[Required work] Will you repeat only the lines from the one with "Give me the D3.js source for this chart." through the one with "const average2018to2022 = 107;", both included, leaving every picture out?

Records from a dataset:

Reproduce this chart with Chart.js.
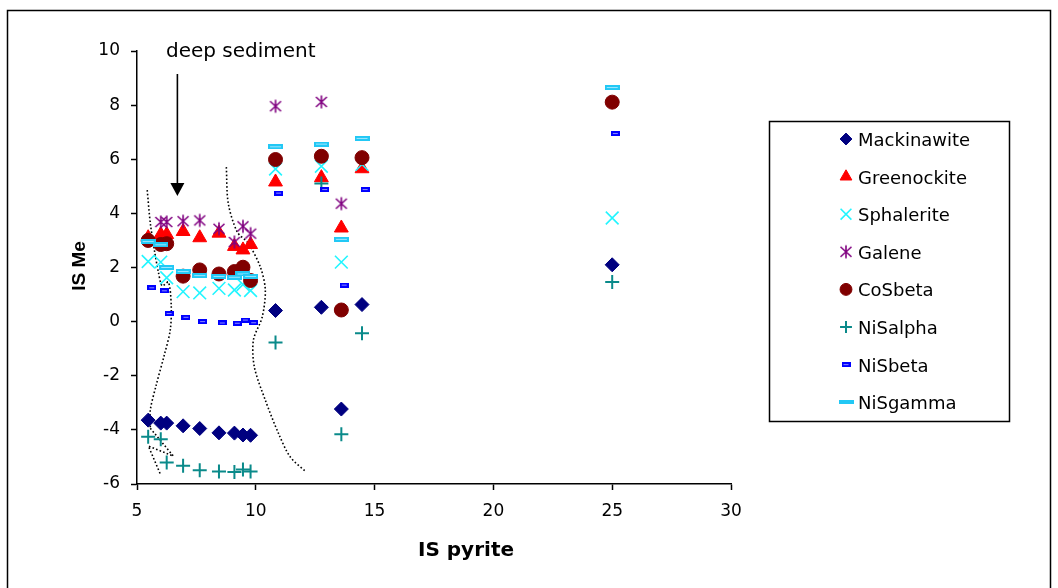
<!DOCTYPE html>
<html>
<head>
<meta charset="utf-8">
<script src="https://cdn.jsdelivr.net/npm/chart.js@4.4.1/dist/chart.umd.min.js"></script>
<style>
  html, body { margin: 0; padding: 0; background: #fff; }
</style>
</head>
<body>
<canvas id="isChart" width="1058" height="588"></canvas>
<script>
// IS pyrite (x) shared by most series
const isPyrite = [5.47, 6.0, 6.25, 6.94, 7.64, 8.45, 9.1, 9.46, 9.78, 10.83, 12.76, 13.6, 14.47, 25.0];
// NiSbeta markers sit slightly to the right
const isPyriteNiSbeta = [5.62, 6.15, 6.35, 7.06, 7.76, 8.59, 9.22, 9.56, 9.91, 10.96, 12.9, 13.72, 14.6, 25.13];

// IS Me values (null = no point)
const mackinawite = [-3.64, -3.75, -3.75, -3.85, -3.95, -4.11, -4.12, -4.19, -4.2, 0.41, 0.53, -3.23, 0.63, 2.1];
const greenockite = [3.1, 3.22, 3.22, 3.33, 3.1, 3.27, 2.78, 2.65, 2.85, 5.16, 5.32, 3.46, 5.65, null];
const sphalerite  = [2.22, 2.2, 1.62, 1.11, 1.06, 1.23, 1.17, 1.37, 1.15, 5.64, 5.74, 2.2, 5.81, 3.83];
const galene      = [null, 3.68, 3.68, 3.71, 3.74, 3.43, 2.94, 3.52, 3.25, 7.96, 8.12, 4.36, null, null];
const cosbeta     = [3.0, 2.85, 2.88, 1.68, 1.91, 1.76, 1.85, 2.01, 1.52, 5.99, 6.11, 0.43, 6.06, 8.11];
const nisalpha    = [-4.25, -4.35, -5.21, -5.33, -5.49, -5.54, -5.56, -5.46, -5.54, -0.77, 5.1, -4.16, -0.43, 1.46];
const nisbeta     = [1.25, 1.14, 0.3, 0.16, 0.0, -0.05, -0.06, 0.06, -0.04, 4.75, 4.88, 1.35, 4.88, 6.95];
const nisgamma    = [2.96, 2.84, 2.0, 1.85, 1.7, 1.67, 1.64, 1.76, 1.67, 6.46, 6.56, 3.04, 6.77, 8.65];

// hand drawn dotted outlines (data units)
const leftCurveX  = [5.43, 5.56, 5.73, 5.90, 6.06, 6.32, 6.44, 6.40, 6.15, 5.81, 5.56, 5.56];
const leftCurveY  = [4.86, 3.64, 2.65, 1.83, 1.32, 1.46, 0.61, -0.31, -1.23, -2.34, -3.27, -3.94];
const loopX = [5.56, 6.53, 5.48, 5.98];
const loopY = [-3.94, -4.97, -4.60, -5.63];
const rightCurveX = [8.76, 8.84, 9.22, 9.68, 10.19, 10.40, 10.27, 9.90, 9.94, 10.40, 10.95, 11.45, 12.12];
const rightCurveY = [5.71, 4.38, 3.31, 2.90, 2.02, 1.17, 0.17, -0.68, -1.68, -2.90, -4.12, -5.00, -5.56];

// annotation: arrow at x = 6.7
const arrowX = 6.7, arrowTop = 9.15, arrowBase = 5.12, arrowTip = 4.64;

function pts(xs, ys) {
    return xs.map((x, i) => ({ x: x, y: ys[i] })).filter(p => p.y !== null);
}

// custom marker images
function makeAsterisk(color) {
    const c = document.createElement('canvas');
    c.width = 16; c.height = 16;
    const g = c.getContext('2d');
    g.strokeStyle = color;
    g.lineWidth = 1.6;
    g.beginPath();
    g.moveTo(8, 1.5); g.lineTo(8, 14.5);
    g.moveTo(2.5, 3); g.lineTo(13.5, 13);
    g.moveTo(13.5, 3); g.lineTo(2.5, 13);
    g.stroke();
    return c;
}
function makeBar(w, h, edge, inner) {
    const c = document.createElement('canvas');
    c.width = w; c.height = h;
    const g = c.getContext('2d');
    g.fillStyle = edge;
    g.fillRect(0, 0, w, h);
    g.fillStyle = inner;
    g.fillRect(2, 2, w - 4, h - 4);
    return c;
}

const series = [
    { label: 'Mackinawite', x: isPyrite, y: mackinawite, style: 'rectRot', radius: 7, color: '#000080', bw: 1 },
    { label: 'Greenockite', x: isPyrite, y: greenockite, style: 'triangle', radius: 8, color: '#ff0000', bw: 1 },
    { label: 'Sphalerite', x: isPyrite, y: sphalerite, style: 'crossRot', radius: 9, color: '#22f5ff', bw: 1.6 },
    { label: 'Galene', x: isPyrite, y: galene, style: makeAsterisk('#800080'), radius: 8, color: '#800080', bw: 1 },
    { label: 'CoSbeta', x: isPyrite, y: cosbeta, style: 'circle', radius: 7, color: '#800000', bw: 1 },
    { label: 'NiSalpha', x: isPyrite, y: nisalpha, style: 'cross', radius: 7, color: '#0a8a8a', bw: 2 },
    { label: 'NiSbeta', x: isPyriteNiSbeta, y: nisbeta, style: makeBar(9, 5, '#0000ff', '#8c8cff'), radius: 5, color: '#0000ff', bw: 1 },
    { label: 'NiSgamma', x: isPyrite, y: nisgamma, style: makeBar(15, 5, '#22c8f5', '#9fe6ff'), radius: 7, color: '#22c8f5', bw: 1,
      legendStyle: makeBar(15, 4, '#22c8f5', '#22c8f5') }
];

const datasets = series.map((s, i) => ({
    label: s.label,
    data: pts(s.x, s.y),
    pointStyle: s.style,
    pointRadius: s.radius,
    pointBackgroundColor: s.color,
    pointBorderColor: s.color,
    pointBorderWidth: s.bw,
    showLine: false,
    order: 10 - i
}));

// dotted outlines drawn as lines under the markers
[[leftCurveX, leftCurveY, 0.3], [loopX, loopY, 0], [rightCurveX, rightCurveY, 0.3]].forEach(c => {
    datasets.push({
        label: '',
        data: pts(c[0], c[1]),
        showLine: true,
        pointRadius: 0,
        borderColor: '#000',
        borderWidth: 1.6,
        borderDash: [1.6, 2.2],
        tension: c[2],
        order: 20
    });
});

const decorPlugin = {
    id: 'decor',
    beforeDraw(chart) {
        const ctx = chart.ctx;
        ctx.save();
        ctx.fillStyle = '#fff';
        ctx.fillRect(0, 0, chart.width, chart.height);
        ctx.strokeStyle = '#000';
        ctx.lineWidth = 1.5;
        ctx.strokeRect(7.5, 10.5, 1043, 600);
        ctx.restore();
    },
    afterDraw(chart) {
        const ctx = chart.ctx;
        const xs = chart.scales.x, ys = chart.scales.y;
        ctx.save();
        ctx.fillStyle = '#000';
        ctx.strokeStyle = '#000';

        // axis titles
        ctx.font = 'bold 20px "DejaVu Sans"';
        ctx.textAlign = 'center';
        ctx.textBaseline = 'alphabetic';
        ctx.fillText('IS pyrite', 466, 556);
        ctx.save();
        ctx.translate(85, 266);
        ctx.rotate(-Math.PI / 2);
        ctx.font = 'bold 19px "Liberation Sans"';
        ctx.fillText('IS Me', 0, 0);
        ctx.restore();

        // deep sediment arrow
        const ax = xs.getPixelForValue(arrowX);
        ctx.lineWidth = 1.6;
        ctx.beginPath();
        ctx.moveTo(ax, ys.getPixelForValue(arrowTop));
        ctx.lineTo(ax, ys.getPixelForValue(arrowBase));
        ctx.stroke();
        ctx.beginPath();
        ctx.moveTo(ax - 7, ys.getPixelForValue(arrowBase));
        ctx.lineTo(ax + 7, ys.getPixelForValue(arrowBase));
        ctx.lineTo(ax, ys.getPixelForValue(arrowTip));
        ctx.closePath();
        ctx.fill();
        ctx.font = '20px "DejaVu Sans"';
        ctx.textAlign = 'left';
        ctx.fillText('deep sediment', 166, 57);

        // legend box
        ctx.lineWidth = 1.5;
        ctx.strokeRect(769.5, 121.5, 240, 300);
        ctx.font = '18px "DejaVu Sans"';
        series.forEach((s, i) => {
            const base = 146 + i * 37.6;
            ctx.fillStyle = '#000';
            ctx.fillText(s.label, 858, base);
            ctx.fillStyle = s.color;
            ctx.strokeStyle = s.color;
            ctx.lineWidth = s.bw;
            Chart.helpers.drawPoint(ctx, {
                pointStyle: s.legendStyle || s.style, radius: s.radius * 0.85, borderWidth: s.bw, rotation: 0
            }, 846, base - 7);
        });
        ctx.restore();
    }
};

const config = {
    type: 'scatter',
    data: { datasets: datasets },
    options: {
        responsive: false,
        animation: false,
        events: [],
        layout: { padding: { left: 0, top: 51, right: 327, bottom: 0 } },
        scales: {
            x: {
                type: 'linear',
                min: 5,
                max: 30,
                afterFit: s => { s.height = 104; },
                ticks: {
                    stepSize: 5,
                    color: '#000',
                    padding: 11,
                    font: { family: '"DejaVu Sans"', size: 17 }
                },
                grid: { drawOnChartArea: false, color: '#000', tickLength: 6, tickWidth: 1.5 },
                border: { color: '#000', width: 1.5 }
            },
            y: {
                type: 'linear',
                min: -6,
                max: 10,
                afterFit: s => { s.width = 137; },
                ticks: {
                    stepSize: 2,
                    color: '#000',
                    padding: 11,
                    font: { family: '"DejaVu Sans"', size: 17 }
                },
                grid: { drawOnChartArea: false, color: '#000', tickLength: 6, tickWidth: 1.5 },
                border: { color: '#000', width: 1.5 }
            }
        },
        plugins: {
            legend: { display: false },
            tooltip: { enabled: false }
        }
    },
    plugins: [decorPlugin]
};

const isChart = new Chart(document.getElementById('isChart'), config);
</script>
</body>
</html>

==

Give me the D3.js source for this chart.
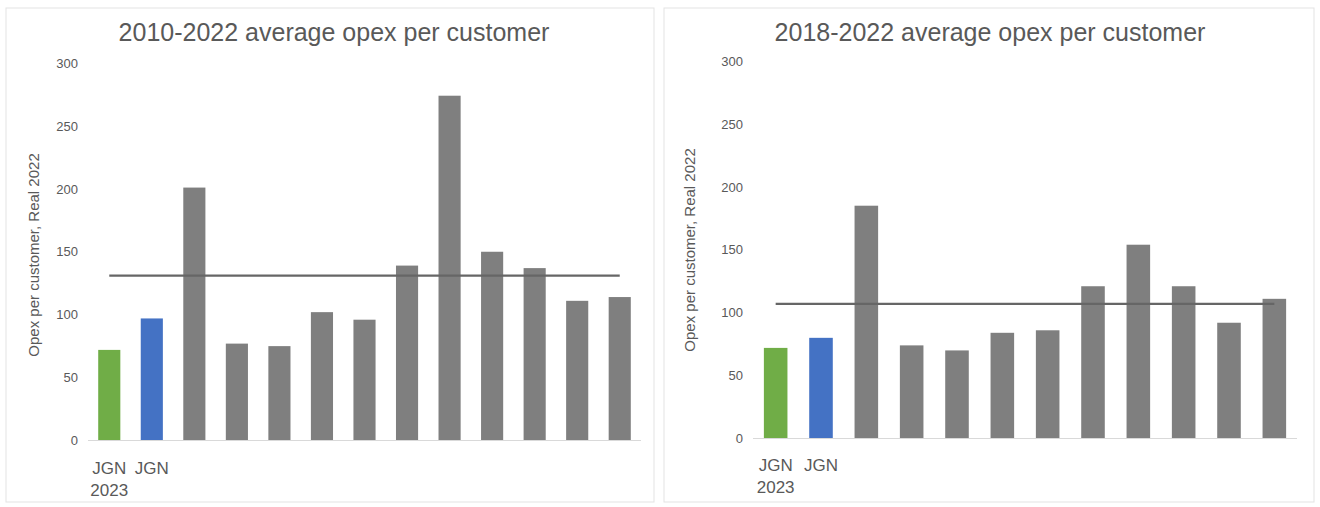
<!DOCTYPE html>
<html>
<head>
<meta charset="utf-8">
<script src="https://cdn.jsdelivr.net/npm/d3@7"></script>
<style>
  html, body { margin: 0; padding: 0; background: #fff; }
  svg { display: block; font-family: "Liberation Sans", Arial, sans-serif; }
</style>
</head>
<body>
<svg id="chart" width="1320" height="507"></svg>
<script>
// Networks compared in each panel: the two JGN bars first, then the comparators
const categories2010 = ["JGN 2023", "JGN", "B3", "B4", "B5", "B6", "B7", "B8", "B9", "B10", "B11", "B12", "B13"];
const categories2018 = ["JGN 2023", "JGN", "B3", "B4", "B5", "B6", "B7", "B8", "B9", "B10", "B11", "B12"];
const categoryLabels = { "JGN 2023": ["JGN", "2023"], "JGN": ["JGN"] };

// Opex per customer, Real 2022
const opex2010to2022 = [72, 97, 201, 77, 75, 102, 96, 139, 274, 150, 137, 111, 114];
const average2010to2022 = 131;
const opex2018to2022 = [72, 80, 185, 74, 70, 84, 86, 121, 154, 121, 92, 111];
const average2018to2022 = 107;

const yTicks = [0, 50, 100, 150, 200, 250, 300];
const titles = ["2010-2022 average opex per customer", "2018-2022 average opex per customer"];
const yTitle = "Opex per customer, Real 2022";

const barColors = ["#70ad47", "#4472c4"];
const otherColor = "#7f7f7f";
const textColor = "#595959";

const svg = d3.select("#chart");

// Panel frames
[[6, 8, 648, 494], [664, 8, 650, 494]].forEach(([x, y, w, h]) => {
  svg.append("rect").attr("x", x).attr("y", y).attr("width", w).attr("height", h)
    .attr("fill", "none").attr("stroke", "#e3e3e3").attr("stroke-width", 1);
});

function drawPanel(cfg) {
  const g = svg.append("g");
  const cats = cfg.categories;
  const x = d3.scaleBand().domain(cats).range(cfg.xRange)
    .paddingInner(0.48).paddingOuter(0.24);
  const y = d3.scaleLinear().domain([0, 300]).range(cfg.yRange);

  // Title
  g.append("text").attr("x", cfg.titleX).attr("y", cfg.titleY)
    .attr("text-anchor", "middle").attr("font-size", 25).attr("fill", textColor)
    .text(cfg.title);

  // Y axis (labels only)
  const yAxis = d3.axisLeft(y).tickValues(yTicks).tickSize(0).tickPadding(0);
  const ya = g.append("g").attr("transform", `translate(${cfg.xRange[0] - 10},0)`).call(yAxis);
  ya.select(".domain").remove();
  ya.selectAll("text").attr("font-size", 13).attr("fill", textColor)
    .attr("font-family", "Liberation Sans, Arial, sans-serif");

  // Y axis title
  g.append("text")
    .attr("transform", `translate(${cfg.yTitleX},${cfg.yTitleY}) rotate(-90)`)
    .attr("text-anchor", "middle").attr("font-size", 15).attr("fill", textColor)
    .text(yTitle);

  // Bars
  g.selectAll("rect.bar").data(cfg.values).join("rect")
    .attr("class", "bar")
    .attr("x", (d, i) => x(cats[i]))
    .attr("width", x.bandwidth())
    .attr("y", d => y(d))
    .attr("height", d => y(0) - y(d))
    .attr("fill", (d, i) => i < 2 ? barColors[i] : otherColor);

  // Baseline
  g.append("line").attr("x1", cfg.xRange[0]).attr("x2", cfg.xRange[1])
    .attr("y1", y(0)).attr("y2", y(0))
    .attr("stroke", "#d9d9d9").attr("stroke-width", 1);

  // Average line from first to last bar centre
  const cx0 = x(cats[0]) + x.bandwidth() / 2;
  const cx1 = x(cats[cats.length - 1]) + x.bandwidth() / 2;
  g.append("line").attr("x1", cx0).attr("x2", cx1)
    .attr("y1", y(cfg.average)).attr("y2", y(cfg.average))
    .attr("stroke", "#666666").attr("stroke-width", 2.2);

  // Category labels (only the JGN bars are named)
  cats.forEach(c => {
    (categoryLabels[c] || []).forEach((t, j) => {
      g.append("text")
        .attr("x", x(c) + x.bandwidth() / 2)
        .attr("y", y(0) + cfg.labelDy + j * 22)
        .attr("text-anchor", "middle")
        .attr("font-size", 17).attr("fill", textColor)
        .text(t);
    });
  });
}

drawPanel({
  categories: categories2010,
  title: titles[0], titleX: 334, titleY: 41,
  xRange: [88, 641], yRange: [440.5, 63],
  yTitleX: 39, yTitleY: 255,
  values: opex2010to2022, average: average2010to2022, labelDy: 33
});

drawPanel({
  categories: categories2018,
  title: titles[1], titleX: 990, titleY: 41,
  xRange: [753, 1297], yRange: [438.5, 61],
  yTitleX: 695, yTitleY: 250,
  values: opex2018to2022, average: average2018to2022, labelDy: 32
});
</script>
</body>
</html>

[Task response]
Give me the D3.js source for this chart.
<!DOCTYPE html>
<html>
<head>
<meta charset="utf-8">
<script src="https://cdn.jsdelivr.net/npm/d3@7"></script>
<style>
  html, body { margin: 0; padding: 0; background: #fff; }
  svg { display: block; font-family: "Liberation Sans", Arial, sans-serif; }
</style>
</head>
<body>
<svg id="chart" width="1320" height="507"></svg>
<script>
// Networks compared in each panel: the two JGN bars first, then the comparators
const categories2010 = ["JGN 2023", "JGN", "B3", "B4", "B5", "B6", "B7", "B8", "B9", "B10", "B11", "B12", "B13"];
const categories2018 = ["JGN 2023", "JGN", "B3", "B4", "B5", "B6", "B7", "B8", "B9", "B10", "B11", "B12"];
const categoryLabels = { "JGN 2023": ["JGN", "2023"], "JGN": ["JGN"] };

// Opex per customer, Real 2022
const opex2010to2022 = [72, 97, 201, 77, 75, 102, 96, 139, 274, 150, 137, 111, 114];
const average2010to2022 = 131;
const opex2018to2022 = [72, 80, 185, 74, 70, 84, 86, 121, 154, 121, 92, 111];
const average2018to2022 = 107;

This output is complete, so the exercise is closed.